__Exercise description__
Leaving out every picture, retype the lines below from the top through the one that contains "in gebruik is</text></g>".

__Source excerpt__

◇ ◇ ◇

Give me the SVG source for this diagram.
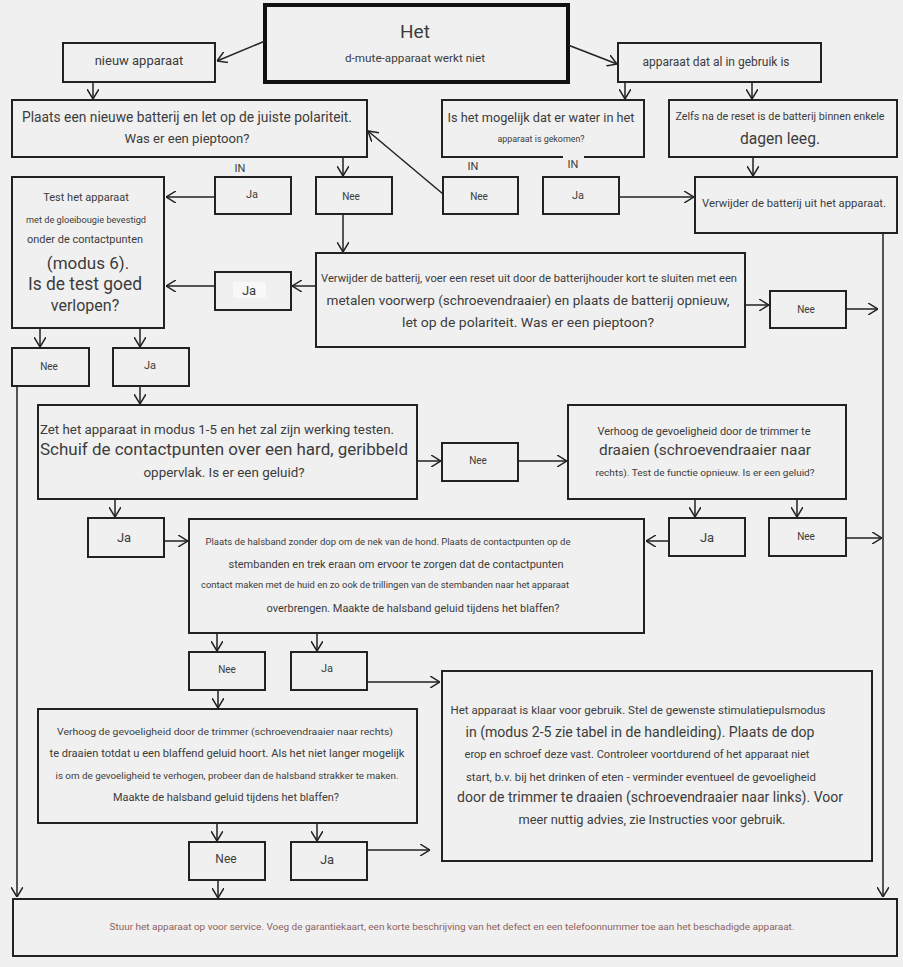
<svg xmlns="http://www.w3.org/2000/svg" width="903" height="967" viewBox="0 0 903 967">
<defs>
<marker id="a" viewBox="0 0 10 12" refX="10" refY="6" markerWidth="10" markerHeight="12" markerUnits="userSpaceOnUse" orient="auto">
<path d="M0,0 L10,6 L0,12" fill="none" stroke="#222" stroke-width="1.5"/>
</marker>
</defs>
<style>
.b{fill:none;stroke:#222;stroke-width:2}
.t{font-family:Roboto,"Liberation Sans",sans-serif;fill:#3c3c3c;text-anchor:middle}
.c path{fill:none;stroke:#222;stroke-width:1.5;marker-end:url(#a)}
.l{fill:none;stroke:#222;stroke-width:1.5}
</style>
<rect x="0" y="0" width="903" height="967" fill="#f0f0f0"/>

<g id="het"><rect x="265" y="5" width="303" height="77" fill="none" stroke="#111" stroke-width="4"/>
<text class="t" x="415" y="38" font-size="19">Het</text>
<text class="t" x="415" y="62" font-size="11" textLength="140" lengthAdjust="spacingAndGlyphs">d-mute-apparaat werkt niet</text></g>

<g id="nieuw"><rect class="b" x="63" y="43" width="152" height="39"/>
<text class="t" x="139" y="65" font-size="13">nieuw apparaat</text></g>

<g id="gebruik"><rect class="b" x="618" y="43" width="203" height="39"/>
<text class="t" x="716" y="66" font-size="12.5" textLength="147" lengthAdjust="spacingAndGlyphs">apparaat dat al in gebruik is</text></g>

<g id="plaats"><rect class="b" x="12" y="100" width="355" height="57"/>
<text class="t" x="187" y="122" font-size="14" textLength="330" lengthAdjust="spacingAndGlyphs">Plaats een nieuwe batterij en let op de juiste polariteit.</text>
<text class="t" x="187" y="143" font-size="13" textLength="125" lengthAdjust="spacingAndGlyphs">Was er een pieptoon?</text></g>

<g id="water"><rect class="b" x="442" y="100" width="202" height="57"/>
<text class="t" x="541" y="122" font-size="13.5" textLength="187" lengthAdjust="spacingAndGlyphs">Is het mogelijk dat er water in het</text>
<text class="t" x="541" y="142" font-size="9" textLength="87" lengthAdjust="spacingAndGlyphs">apparaat is gekomen?</text></g>

<g id="zelfs"><rect class="b" x="669" y="100" width="228" height="57"/>
<text class="t" x="780" y="120" font-size="10" textLength="209" lengthAdjust="spacingAndGlyphs">Zelfs na de reset is de batterij binnen enkele</text>
<text class="t" x="780" y="144" font-size="16" textLength="80" lengthAdjust="spacingAndGlyphs">dagen leeg.</text></g>

<g id="in-labels">
<rect x="563" y="155" width="21" height="5" fill="#f0f0f0"/>
<text class="t" x="240" y="172" font-size="11">IN</text>
<text class="t" x="473" y="170" font-size="11">IN</text>
<text class="t" x="573" y="168" font-size="11">IN</text></g>

<g id="ja1"><rect class="b" x="215" y="177" width="76" height="37"/>
<text class="t" x="252" y="198" font-size="11">Ja</text></g>
<g id="nee1"><rect class="b" x="316" y="177" width="76" height="37"/>
<text class="t" x="351" y="200" font-size="10">Nee</text></g>
<g id="nee2"><rect class="b" x="443" y="177" width="75" height="37"/>
<text class="t" x="479" y="200" font-size="10">Nee</text></g>
<g id="ja2"><rect class="b" x="543" y="177" width="76" height="37"/>
<text class="t" x="578" y="199" font-size="11">Ja</text></g>

<g id="verwijder"><rect class="b" x="695" y="177" width="202" height="56"/>
<text class="t" x="794" y="207" font-size="11" textLength="184" lengthAdjust="spacingAndGlyphs">Verwijder de batterij uit het apparaat.</text></g>

<g id="test"><rect class="b" x="12" y="177" width="152" height="151"/>
<text class="t" x="86" y="201" font-size="11">Test het apparaat</text>
<text class="t" x="86" y="223" font-size="8.5" textLength="120" lengthAdjust="spacingAndGlyphs">met de gloeibougie bevestigd</text>
<text class="t" x="85" y="243" font-size="10" textLength="116" lengthAdjust="spacingAndGlyphs">onder de contactpunten</text>
<text class="t" x="88" y="269" font-size="17">(modus 6).</text>
<text class="t" x="85" y="290" font-size="17.5" textLength="114" lengthAdjust="spacingAndGlyphs">Is de test goed</text>
<text class="t" x="85" y="311" font-size="16">verlopen?</text></g>

<g id="reset"><rect class="b" x="316" y="253" width="429" height="94"/>
<text class="t" x="529" y="282" font-size="10" textLength="416" lengthAdjust="spacingAndGlyphs">Verwijder de batterij, voer een reset uit door de batterijhouder kort te sluiten met een</text>
<text class="t" x="528" y="305" font-size="13" textLength="403" lengthAdjust="spacingAndGlyphs">metalen voorwerp (schroevendraaier) en plaats de batterij opnieuw,</text>
<text class="t" x="528" y="327" font-size="13" textLength="252" lengthAdjust="spacingAndGlyphs">let op de polariteit. Was er een pieptoon?</text></g>

<g id="ja3"><rect class="b" x="215" y="272" width="76" height="38"/>
<rect x="233" y="282" width="33" height="16" rx="2" fill="#f8f8f8"/>
<text class="t" x="249" y="295" font-size="13">Ja</text></g>

<g id="nee3"><rect class="b" x="770" y="291" width="76" height="37"/>
<text class="t" x="806" y="313" font-size="10">Nee</text></g>

<g id="nee4"><rect class="b" x="12" y="348" width="77" height="38"/>
<text class="t" x="49" y="370" font-size="10">Nee</text></g>
<g id="ja4"><rect class="b" x="113" y="348" width="76" height="38"/>
<text class="t" x="150" y="369" font-size="11">Ja</text></g>

<g id="zet"><rect class="b" x="38" y="405" width="379" height="94"/>
<text class="t" x="217" y="434" font-size="13" textLength="354" lengthAdjust="spacingAndGlyphs">Zet het apparaat in modus 1-5 en het zal zijn werking testen.</text>
<text class="t" x="224" y="455" font-size="16" textLength="368" lengthAdjust="spacingAndGlyphs">Schuif de contactpunten over een hard, geribbeld</text>
<text class="t" x="224" y="477" font-size="13" textLength="161" lengthAdjust="spacingAndGlyphs">oppervlak. Is er een geluid?</text></g>

<g id="nee5"><rect class="b" x="442" y="443" width="76" height="38"/>
<text class="t" x="478" y="464" font-size="10">Nee</text></g>

<g id="verhoog"><rect class="b" x="568" y="405" width="278" height="94"/>
<text class="t" x="704" y="435" font-size="10" textLength="213" lengthAdjust="spacingAndGlyphs">Verhoog de gevoeligheid door de trimmer te</text>
<text class="t" x="705" y="455" font-size="15" textLength="212" lengthAdjust="spacingAndGlyphs">draaien (schroevendraaier naar</text>
<text class="t" x="705" y="476" font-size="9.5" textLength="219" lengthAdjust="spacingAndGlyphs">rechts). Test de functie opnieuw. Is er een geluid?</text></g>

<g id="ja5"><rect class="b" x="669" y="518" width="76" height="38"/>
<text class="t" x="707" y="542" font-size="13">Ja</text></g>
<g id="nee6"><rect class="b" x="769" y="518" width="77" height="38"/>
<text class="t" x="806" y="540" font-size="10">Nee</text></g>

<g id="ja6"><rect class="b" x="88" y="518" width="76" height="39"/>
<text class="t" x="124" y="542" font-size="13">Ja</text></g>

<g id="halsband"><rect class="b" x="189" y="519" width="455" height="114"/>
<text class="t" x="388" y="545" font-size="9" textLength="365" lengthAdjust="spacingAndGlyphs">Plaats de halsband zonder dop om de nek van de hond. Plaats de contactpunten op de</text>
<text class="t" x="396" y="568" font-size="11" textLength="335" lengthAdjust="spacingAndGlyphs">stembanden en trek eraan om ervoor te zorgen dat de contactpunten</text>
<text class="t" x="385" y="588" font-size="8.5" textLength="368" lengthAdjust="spacingAndGlyphs">contact maken met de huid en zo ook de trillingen van de stembanden naar het apparaat</text>
<text class="t" x="413" y="612" font-size="11" textLength="293" lengthAdjust="spacingAndGlyphs">overbrengen. Maakte de halsband geluid tijdens het blaffen?</text></g>

<g id="nee7"><rect class="b" x="189" y="652" width="76" height="38"/>
<text class="t" x="227" y="673" font-size="10">Nee</text></g>
<g id="ja7"><rect class="b" x="291" y="652" width="76" height="38"/>
<text class="t" x="327" y="672" font-size="11">Ja</text></g>

<g id="verhoog2"><rect class="b" x="38" y="709" width="379" height="114"/>
<text class="t" x="225" y="735" font-size="9.5" textLength="336" lengthAdjust="spacingAndGlyphs">Verhoog de gevoeligheid door de trimmer (schroevendraaier naar rechts)</text>
<text class="t" x="227" y="757" font-size="10.5" textLength="355" lengthAdjust="spacingAndGlyphs">te draaien totdat u een blaffend geluid hoort. Als het niet langer mogelijk</text>
<text class="t" x="227" y="779" font-size="9.5" textLength="343" lengthAdjust="spacingAndGlyphs">is om de gevoeligheid te verhogen, probeer dan de halsband strakker te maken.</text>
<text class="t" x="226" y="801" font-size="10" textLength="226" lengthAdjust="spacingAndGlyphs">Maakte de halsband geluid tijdens het blaffen?</text></g>

<g id="nee8"><rect class="b" x="189" y="842" width="76" height="38"/>
<text class="t" x="226" y="863" font-size="12">Nee</text></g>
<g id="ja8"><rect class="b" x="291" y="842" width="76" height="38"/>
<text class="t" x="327" y="864" font-size="13">Ja</text></g>

<g id="klaar"><rect class="b" x="442" y="671" width="430" height="190"/>
<text class="t" x="638" y="714" font-size="11" textLength="375" lengthAdjust="spacingAndGlyphs">Het apparaat is klaar voor gebruik. Stel de gewenste stimulatiepulsmodus</text>
<text class="t" x="640" y="737" font-size="15" textLength="349" lengthAdjust="spacingAndGlyphs">in (modus 2-5 zie tabel in de handleiding). Plaats de dop</text>
<text class="t" x="637" y="758" font-size="10.5" textLength="345" lengthAdjust="spacingAndGlyphs">erop en schroef deze vast. Controleer voortdurend of het apparaat niet</text>
<text class="t" x="641" y="781" font-size="10.5" textLength="350" lengthAdjust="spacingAndGlyphs">start, b.v. bij het drinken of eten - verminder eventueel de gevoeligheid</text>
<text class="t" x="650" y="802" font-size="15" textLength="386" lengthAdjust="spacingAndGlyphs">door de trimmer te draaien (schroevendraaier naar links). Voor</text>
<text class="t" x="652" y="824" font-size="12.5" textLength="267" lengthAdjust="spacingAndGlyphs">meer nuttig advies, zie Instructies voor gebruik.</text></g>

<g id="service"><rect class="b" x="13" y="899" width="884" height="57"/>
<text x="452" y="930" font-size="9.5" font-family="Roboto,'Liberation Sans',sans-serif" fill="#8c6262" text-anchor="middle" textLength="685" lengthAdjust="spacingAndGlyphs">Stuur het apparaat op voor service. Voeg de garantiekaart, een korte beschrijving van het defect en een telefoonnummer toe aan het beschadigde apparaat.</text></g>

<g id="connectors" class="c">
<path d="M265,41 L217,61"/>
<path d="M568,45 L617,64"/>
<path d="M93,82 L93,99"/>
<path d="M625,82 L625,99"/>
<path d="M752,82 L752,99"/>
<path d="M343,157 L343,176"/>
<path d="M215,197 L166,197"/>
<path d="M443,194 L368,131"/>
<path d="M619,197 L694,197"/>
<path d="M753,157 L753,176"/>
<path d="M343,214 L343,252"/>
<path d="M316,286 L292,286"/>
<path d="M215,286 L166,286"/>
<path d="M745,305 L769,305"/>
<path d="M846,309 L878,309"/>
<path d="M40,328 L40,347"/>
<path d="M140,328 L140,347"/>
<path d="M17,386 L17,897"/>
<path d="M140,386 L140,404"/>
<path d="M883,233 L883,897"/>
<path d="M417,461 L441,461"/>
<path d="M518,461 L567,461"/>
<path d="M695,499 L695,517"/>
<path d="M797,499 L797,517"/>
<path d="M846,538 L882,538"/>
<path d="M669,541 L646,541"/>
<path d="M115,499 L115,517"/>
<path d="M164,541 L188,541"/>
<path d="M217,633 L217,651"/>
<path d="M317,633 L317,651"/>
<path d="M367,682 L440,682"/>
<path d="M218,690 L218,708"/>
<path d="M217,823 L217,841"/>
<path d="M317,823 L317,841"/>
<path d="M367,850 L430,850"/>
<path d="M218,880 L218,898"/>
</g>
</svg>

◇ ◇ ◇

__Finished task__
Give me the SVG source for this diagram.
<svg xmlns="http://www.w3.org/2000/svg" width="903" height="967" viewBox="0 0 903 967">
<defs>
<marker id="a" viewBox="0 0 10 12" refX="10" refY="6" markerWidth="10" markerHeight="12" markerUnits="userSpaceOnUse" orient="auto">
<path d="M0,0 L10,6 L0,12" fill="none" stroke="#222" stroke-width="1.5"/>
</marker>
</defs>
<style>
.b{fill:none;stroke:#222;stroke-width:2}
.t{font-family:Roboto,"Liberation Sans",sans-serif;fill:#3c3c3c;text-anchor:middle}
.c path{fill:none;stroke:#222;stroke-width:1.5;marker-end:url(#a)}
.l{fill:none;stroke:#222;stroke-width:1.5}
</style>
<rect x="0" y="0" width="903" height="967" fill="#f0f0f0"/>

<g id="het"><rect x="265" y="5" width="303" height="77" fill="none" stroke="#111" stroke-width="4"/>
<text class="t" x="415" y="38" font-size="19">Het</text>
<text class="t" x="415" y="62" font-size="11" textLength="140" lengthAdjust="spacingAndGlyphs">d-mute-apparaat werkt niet</text></g>

<g id="nieuw"><rect class="b" x="63" y="43" width="152" height="39"/>
<text class="t" x="139" y="65" font-size="13">nieuw apparaat</text></g>

<g id="gebruik"><rect class="b" x="618" y="43" width="203" height="39"/>
<text class="t" x="716" y="66" font-size="12.5" textLength="147" lengthAdjust="spacingAndGlyphs">apparaat dat al in gebruik is</text></g>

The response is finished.